Along the way her teammates have come to learn that there’s a fire burning underneath Duello’s usual placid demeanor.
“She seems like the type of player who doesn’t show too much emotion and a lot of people might think she doesn’t really care,” junior Molly Haggerty said. “I’ve come to learn that she loves this game and she cares so much and is so passionate about it.“
That passion comes out whenever she makes a big play.
“Duello is a very poised young woman and it shows in her play,” senior M.E. Dodge said. “But when you light that fire, there’s nobody else I’d rather be out on the court with. When she gets a big kill or gets that really important block, you can tell in her eyes when she turns around into the group huddle that she means business.”
Duello will graduate with a degree in elementary education, but before she begins her teaching career she’d like to take a shot at professional volleyball in Europe next year.
Wherever she ends up she figures to be able to reclaim her given first name, something she rarely hears outside of class or when talking to her parents.
To her teammates she’s universally referred to by her last name. And, of course, Sheffield famously nicknamed her Smooth Jazz, most often shortened to just Jazz.
“I remember the first time he called me Smooth Jazz and I thought, well that’s weird,” Duello said. “Kelly’s really the only one that calls me that, so I’m used to it. I guess it fits. It just stuck. He said it was the best work he’s done on nicknames.”
Sheffield said he was inspired both by Duello’s personality and his own fondness for jazz music.
“It’s out of admiration,” he said of the nickname that replaced the original one, Mellow Duello. “To me, that’s who you are. I think it’s right on.
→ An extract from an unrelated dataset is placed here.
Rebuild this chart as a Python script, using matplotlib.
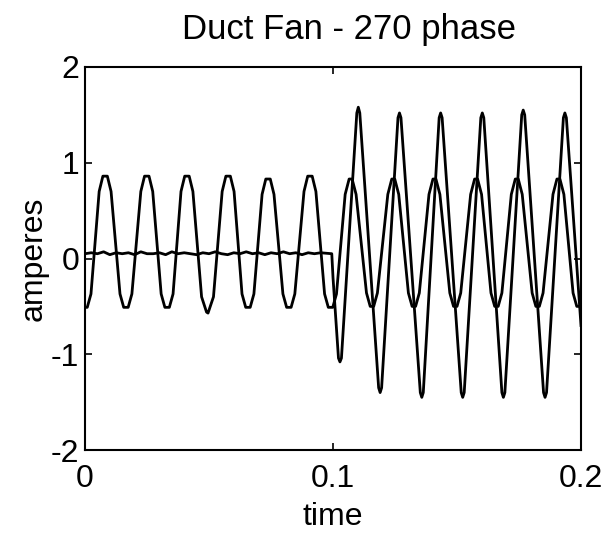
import matplotlib
matplotlib.use("Agg")
from matplotlib import pyplot as plt

plt.rcParams["font.family"] = ["Liberation Sans", "DejaVu Sans"]

# phase current that runs through the whole record (clipped ~60 Hz wave)
a_time = [
    0.0000, 0.0009, 0.0024,
    0.0057, 0.0072, 0.0090, 0.0105,
    0.0141, 0.0156, 0.0174, 0.0189,
    0.0225, 0.0240, 0.0258, 0.0273,
    0.0307, 0.0322, 0.0340, 0.0355,
    0.0387, 0.0402, 0.0420, 0.0435,
    0.0470, 0.0490, 0.0496, 0.0518,
    0.0553, 0.0568, 0.0586, 0.0601,
    0.0633, 0.0648, 0.0666, 0.0681,
    0.0714, 0.0729, 0.0747, 0.0762,
    0.0798, 0.0813, 0.0831, 0.0846,
    0.0883, 0.0898, 0.0916, 0.0931,
    0.0966, 0.0981, 0.0999, 0.1014,
    0.1049, 0.1065, 0.1077, 0.1093,
    0.1135, 0.1150, 0.1164, 0.1179,
    0.1221, 0.1237, 0.1249, 0.1265,
    0.1304, 0.1319, 0.1333, 0.1348,
    0.1387, 0.1403, 0.1415, 0.1431,
    0.1471, 0.1486, 0.1500, 0.1515,
    0.1555, 0.1571, 0.1583, 0.1599,
    0.1637, 0.1652, 0.1666, 0.1681,
    0.1719, 0.1735, 0.1747, 0.1763,
    0.1803, 0.1818, 0.1832, 0.1847,
    0.1887, 0.1903, 0.1915, 0.1931,
    0.1968, 0.1983, 0.1995, 0.2000,
]
a_amps = [
    -0.51, -0.51, -0.37,
    0.70, 0.86, 0.86, 0.70,
    -0.37, -0.51, -0.51, -0.37,
    0.70, 0.86, 0.86, 0.70,
    -0.37, -0.51, -0.51, -0.37,
    0.70, 0.86, 0.86, 0.70,
    -0.40, -0.56, -0.57, -0.40,
    0.70, 0.86, 0.86, 0.70,
    -0.37, -0.51, -0.51, -0.37,
    0.67, 0.83, 0.83, 0.67,
    -0.37, -0.51, -0.51, -0.37,
    0.70, 0.86, 0.86, 0.70,
    -0.37, -0.51, -0.51, -0.37,
    0.67, 0.83, 0.83, 0.67,
    -0.36, -0.50, -0.50, -0.36,
    0.67, 0.83, 0.83, 0.67,
    -0.36, -0.50, -0.50, -0.36,
    0.67, 0.83, 0.83, 0.67,
    -0.36, -0.50, -0.50, -0.36,
    0.67, 0.83, 0.83, 0.67,
    -0.36, -0.50, -0.50, -0.36,
    0.67, 0.83, 0.83, 0.67,
    -0.36, -0.50, -0.50, -0.36,
    0.67, 0.83, 0.83, 0.67,
    -0.36, -0.50, -0.50, -0.45,
]

# second phase: near zero until the fan switches at t = 0.1
b_time = [
    0.0000, 0.0025, 0.0050, 0.0075, 0.0100, 0.0125, 0.0150, 0.0175,
    0.0200, 0.0225, 0.0250, 0.0275, 0.0300, 0.0325, 0.0350, 0.0375,
    0.0400, 0.0425, 0.0450, 0.0475, 0.0500, 0.0525, 0.0550, 0.0575,
    0.0600, 0.0625, 0.0650, 0.0675, 0.0700, 0.0725, 0.0750, 0.0775,
    0.0800, 0.0825, 0.0850, 0.0875, 0.0900, 0.0925, 0.0950, 0.0995,
    0.1000, 0.1022, 0.1028, 0.1034, 0.1096, 0.1102,
    0.1108, 0.1184, 0.1190, 0.1196, 0.1262, 0.1268, 0.1274, 0.1352,
    0.1358, 0.1364, 0.1428, 0.1434, 0.1440, 0.1517, 0.1523, 0.1529,
    0.1596, 0.1602, 0.1608, 0.1681, 0.1687, 0.1693, 0.1761, 0.1767,
    0.1773, 0.1849, 0.1855, 0.1861, 0.1929, 0.1935, 0.1941, 0.2000,
]
b_amps = [
    0.05, 0.06, 0.05, 0.07, 0.04, 0.06, 0.05, 0.06,
    0.04, 0.07, 0.05, 0.05, 0.06, 0.04, 0.07, 0.05,
    0.06, 0.05, 0.04, 0.06, 0.05, 0.07, 0.05, 0.04,
    0.06, 0.05, 0.07, 0.05, 0.06, 0.04, 0.06, 0.05,
    0.07, 0.05, 0.06, 0.04, 0.06, 0.05, 0.06, 0.05,
    -0.20, -1.04, -1.08, -1.04, 1.52, 1.58,
    1.52, -1.35, -1.40, -1.35, 1.47, 1.52, 1.47, -1.40,
    -1.45, -1.40, 1.47, 1.52, 1.47, -1.40, -1.45, -1.40,
    1.47, 1.52, 1.47, -1.40, -1.45, -1.40, 1.50, 1.55,
    1.50, -1.40, -1.45, -1.40, 1.47, 1.52, 1.47, -0.70,
]

x_ticks = [0, 0.1, 0.2]
x_labels = ["0", "0.1", "0.2"]
y_ticks = [-2, -1, 0, 1, 2]
y_labels = ["-2", "-1", "0", "1", "2"]

fig = plt.figure(figsize=(6.13, 5.39), dpi=100)
ax = fig.add_axes([0.1387, 0.1651, 0.8091, 0.7106])

ax.plot(a_time, a_amps, color="black", lw=2.0, solid_joinstyle="round")
ax.plot(b_time, b_amps, color="black", lw=2.0, solid_joinstyle="round")

ax.set_xlim(0, 0.2)
ax.set_ylim(-2, 2)
ax.set_xticks(x_ticks, x_labels)
ax.set_yticks(y_ticks, y_labels)
ax.tick_params(direction="in", top=True, right=True, length=5, width=1.2,
               labelsize=23)
ax.tick_params(axis="x", pad=10)
ax.tick_params(axis="y", pad=4)
for s in ax.spines.values():
    s.set_linewidth(1.5)

ax.set_xlabel("time", fontsize=23, labelpad=6)
ax.set_ylabel("amperes", fontsize=23, labelpad=2)
# title sits a little right of the axes centre
fig.text(0.569, 0.945, "Duct Fan - 270 phase", fontsize=25,
         ha="center", va="center")

fig.savefig("out.png", dpi=100)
Nobody else agrees but to me, it’s perfect.”
Not exactly nobody.
“I think the Smooth Jazz nickname is priceless,” said Kevin Schultz, the team’s strength and conditioning coach. “It is who she is.”
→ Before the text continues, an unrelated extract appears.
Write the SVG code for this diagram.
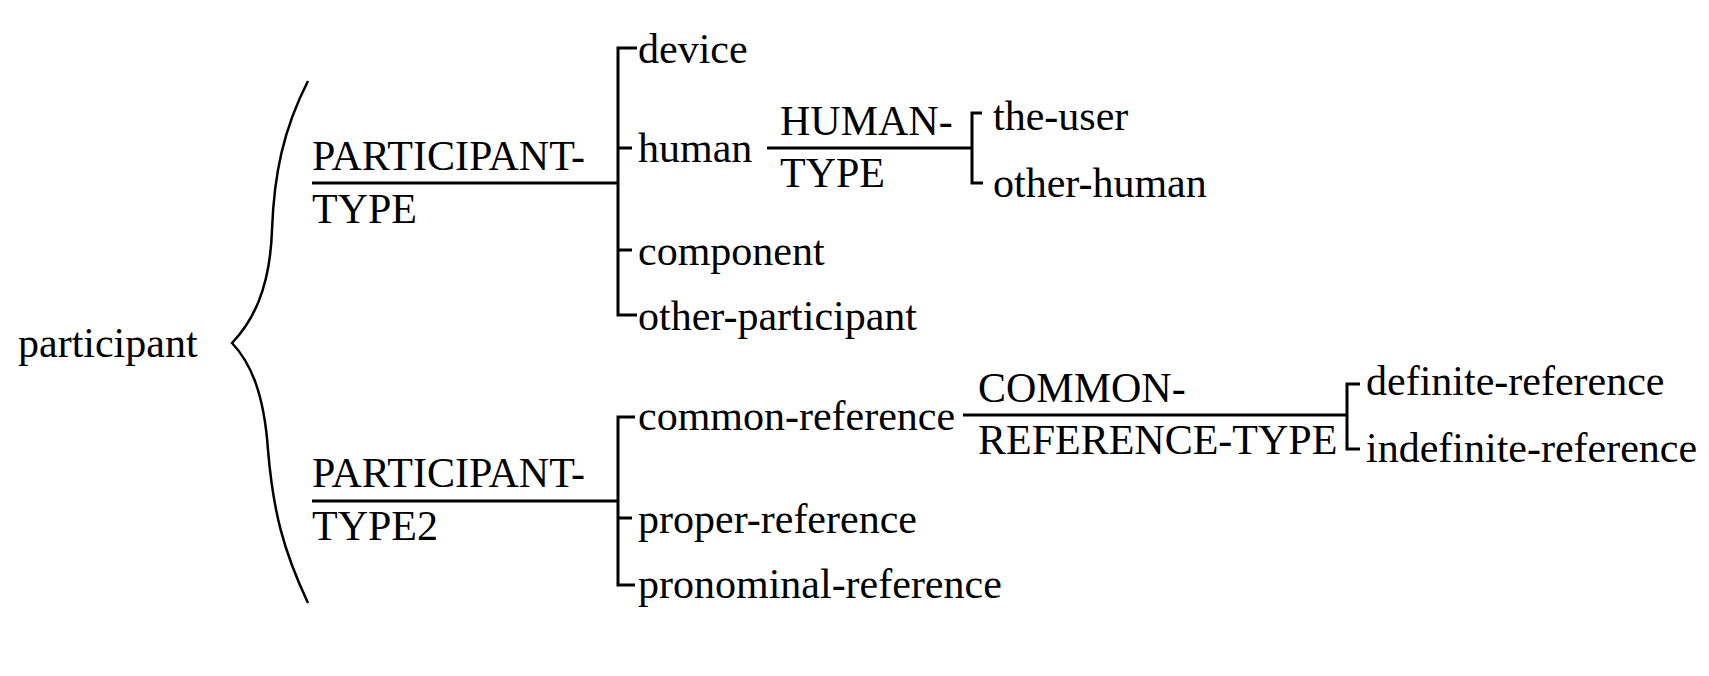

Smooth jazz that is ending with a crescendo.
All-Big Ten honors
Rettke was named the Big Ten Player of the Year and Sydney Hilley the Setter of the Year in a vote of the conference coaches announced Wednesday.
Rettke and Hilley also were unanimous first-team All-Big Ten selections and Grace Loberg also was named to the 18-player first team.
Duello, Haggerty and Danielle Hart were voted to the second team.
Sheffield was voted Coach of the Year by the conference media after leading UW to the Big Title with an 18-2 record, while Penn State’s Russ Rose was selected by the coaches.